Record visitor numbers for the Titanic Belfast centre have proven the sceptics wrong, it has been claimed.
The Northern Ireland Audit Office initially cast doubt over the long-term financial viability of the £97 million building overlooking the dock where the RMS Titanic was built.
It was revealed more than 800,000 people from 128 countries visited the building.
First Minister Peter Robinson and Deputy First Minister Martin McGuinness attended an event marking a year since its opening.
Mr McGuinness said: "This building has done everything the cynics and sceptics said it could not do. It has been an enormous success."

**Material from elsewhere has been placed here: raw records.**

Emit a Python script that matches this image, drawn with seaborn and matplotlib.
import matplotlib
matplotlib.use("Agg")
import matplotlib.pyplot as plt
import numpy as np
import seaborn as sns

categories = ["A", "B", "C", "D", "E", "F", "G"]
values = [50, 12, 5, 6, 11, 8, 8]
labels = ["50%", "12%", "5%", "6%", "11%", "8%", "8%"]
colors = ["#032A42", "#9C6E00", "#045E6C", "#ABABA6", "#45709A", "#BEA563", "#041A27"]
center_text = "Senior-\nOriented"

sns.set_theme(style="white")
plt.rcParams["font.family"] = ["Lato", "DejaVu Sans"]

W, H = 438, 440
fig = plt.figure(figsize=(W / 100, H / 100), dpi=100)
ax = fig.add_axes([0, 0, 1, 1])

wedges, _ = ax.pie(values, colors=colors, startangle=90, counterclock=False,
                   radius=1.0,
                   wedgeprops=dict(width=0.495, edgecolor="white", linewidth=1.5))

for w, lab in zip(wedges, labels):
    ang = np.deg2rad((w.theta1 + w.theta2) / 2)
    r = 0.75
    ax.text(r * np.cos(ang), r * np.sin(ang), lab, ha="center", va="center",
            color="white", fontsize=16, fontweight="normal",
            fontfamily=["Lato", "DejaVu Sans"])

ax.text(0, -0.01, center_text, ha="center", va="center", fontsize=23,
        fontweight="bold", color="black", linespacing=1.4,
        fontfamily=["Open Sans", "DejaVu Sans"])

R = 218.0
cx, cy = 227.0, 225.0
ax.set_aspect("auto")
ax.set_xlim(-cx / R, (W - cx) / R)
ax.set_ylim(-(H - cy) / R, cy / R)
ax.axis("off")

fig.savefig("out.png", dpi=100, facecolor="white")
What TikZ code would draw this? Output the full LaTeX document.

RMS Titanic sank in April 1912 after striking an iceberg in the northern Atlantic, with more than 1,500 lives lost.
Titanic Belfast opened on the centenary of the sinking, after the audit office predicted it would need 290,000 visitors a year to break even.
In 2011 the watchdog said it was doubtful whether the centre would break even in the long term, while accepting the attraction would be initially popular. Auditors warned the building was likely to be more expensive per visitor than some of the world's leading tourist attractions, such as Disneyland Paris.
According to the centre management, 807,340 people visited during the year - 471,702 from outside Northern Ireland. The direct economic benefit through tourism expenditure totalled £54.3 million.
Northern Ireland Tourist Board chairman Howard Hastings said: "It seems a distant memory now, but it is only 18 months since the Northern Ireland Audit Office was casting doubt over whether Titanic Belfast would make its projected break-even figure of 290,000 visitors."